- _SHORT PROBLEM_
Everything from the first line of the data below through the line that contains "plt.rcParams['font.family'] = ['Liberation" should be written out exactly, please, and nothing more; the pictures stay out.

- _THE RECORDS_

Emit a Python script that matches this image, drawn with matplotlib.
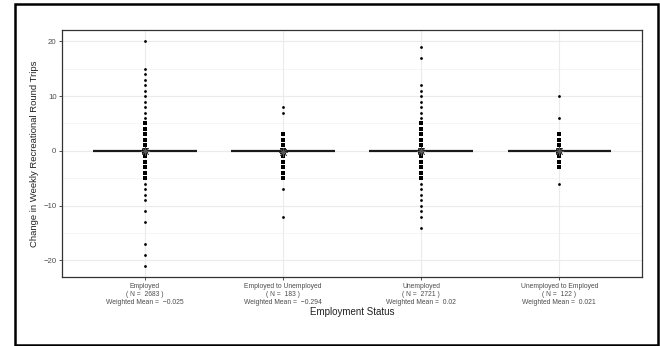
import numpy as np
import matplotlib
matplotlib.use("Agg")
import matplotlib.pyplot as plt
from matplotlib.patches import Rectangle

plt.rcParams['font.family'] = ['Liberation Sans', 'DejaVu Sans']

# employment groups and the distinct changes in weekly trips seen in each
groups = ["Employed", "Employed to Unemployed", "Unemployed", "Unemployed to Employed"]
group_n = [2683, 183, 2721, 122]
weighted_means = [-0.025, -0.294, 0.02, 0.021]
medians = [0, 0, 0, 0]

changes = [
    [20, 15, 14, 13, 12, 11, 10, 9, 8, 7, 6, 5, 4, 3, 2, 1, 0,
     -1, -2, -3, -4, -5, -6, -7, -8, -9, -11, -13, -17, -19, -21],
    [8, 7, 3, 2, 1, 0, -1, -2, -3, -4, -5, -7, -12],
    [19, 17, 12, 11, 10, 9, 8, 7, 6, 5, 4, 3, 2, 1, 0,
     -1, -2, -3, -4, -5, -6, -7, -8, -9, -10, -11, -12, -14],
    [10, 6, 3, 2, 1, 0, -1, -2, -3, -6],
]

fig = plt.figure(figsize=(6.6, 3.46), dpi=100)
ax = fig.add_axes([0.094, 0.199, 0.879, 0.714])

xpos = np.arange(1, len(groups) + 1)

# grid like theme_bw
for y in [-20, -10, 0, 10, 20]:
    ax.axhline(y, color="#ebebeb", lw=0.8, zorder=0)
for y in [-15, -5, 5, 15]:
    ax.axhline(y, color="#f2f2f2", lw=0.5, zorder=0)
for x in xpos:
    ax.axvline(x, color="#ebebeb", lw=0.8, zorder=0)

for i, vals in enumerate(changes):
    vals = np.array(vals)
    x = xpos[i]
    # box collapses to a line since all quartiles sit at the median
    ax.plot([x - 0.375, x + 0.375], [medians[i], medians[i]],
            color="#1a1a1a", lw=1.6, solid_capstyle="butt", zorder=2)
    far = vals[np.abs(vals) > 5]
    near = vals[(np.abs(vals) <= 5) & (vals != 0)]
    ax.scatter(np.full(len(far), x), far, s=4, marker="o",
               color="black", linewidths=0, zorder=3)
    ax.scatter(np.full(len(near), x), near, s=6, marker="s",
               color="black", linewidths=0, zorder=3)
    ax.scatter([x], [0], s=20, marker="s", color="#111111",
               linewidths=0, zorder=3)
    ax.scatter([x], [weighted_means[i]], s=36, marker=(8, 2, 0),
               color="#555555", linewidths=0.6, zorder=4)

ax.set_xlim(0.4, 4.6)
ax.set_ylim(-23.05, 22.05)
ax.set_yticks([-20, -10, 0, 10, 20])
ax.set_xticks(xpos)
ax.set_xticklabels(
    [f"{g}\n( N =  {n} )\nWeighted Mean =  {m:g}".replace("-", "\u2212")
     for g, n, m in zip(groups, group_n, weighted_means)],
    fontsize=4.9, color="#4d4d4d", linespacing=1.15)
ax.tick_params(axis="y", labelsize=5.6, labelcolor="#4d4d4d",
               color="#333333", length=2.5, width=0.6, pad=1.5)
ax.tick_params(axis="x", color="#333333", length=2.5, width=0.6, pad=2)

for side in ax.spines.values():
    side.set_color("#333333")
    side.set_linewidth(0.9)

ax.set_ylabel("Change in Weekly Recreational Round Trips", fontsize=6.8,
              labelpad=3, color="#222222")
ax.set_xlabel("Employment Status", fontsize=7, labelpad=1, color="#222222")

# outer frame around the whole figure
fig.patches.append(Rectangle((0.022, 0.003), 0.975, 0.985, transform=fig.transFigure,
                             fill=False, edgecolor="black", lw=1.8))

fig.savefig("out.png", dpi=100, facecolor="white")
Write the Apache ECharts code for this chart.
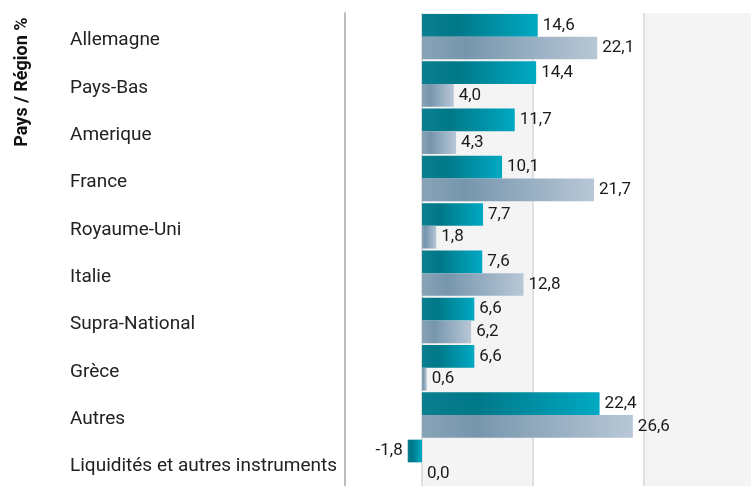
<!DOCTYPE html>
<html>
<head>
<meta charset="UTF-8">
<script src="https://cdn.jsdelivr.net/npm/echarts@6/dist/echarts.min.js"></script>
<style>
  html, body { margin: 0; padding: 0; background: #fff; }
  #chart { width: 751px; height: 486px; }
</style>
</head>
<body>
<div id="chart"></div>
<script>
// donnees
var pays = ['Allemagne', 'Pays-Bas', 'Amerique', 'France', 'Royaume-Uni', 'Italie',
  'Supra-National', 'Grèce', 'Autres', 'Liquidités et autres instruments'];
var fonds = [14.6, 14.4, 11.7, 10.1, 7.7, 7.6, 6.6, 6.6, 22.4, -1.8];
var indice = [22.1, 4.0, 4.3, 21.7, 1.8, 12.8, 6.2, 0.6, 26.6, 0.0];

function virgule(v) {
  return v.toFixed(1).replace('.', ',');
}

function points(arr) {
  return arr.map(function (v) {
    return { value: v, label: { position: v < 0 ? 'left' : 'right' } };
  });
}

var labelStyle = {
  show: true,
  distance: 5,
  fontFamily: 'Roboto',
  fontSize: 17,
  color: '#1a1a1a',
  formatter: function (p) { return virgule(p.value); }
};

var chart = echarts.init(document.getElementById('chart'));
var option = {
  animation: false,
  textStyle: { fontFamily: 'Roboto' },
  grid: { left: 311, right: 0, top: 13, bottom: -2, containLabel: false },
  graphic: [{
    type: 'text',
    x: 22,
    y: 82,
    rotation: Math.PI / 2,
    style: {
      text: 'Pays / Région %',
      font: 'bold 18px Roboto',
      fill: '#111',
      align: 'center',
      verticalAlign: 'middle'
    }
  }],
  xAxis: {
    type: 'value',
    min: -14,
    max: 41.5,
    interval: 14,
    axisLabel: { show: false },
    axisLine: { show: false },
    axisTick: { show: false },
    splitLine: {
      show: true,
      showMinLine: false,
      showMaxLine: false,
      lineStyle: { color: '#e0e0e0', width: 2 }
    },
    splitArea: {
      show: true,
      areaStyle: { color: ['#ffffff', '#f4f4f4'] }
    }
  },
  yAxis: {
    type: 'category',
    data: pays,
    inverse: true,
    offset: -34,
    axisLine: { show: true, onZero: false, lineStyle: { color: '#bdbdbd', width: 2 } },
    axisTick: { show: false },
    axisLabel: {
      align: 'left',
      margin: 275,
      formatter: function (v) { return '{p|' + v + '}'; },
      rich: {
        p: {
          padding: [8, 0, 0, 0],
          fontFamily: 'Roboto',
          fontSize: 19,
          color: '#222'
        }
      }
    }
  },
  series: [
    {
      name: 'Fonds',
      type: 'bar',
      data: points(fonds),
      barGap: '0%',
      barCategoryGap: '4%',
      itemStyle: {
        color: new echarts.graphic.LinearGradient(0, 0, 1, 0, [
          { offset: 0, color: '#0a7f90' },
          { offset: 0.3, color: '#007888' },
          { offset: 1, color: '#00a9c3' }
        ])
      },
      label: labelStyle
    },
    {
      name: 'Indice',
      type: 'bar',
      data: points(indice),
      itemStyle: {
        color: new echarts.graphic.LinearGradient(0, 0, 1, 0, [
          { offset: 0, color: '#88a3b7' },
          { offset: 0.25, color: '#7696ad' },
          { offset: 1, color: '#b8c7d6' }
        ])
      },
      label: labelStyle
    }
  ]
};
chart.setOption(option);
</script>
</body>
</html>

- _SOLUTION TO THIS EXERCISE_
Emit a Python script that matches this image, drawn with matplotlib.
import numpy as np
import matplotlib
matplotlib.use("Agg")
import matplotlib.pyplot as plt
from matplotlib.patches import Rectangle

plt.rcParams['font.family'] = ['Liberation Sans', 'DejaVu Sans']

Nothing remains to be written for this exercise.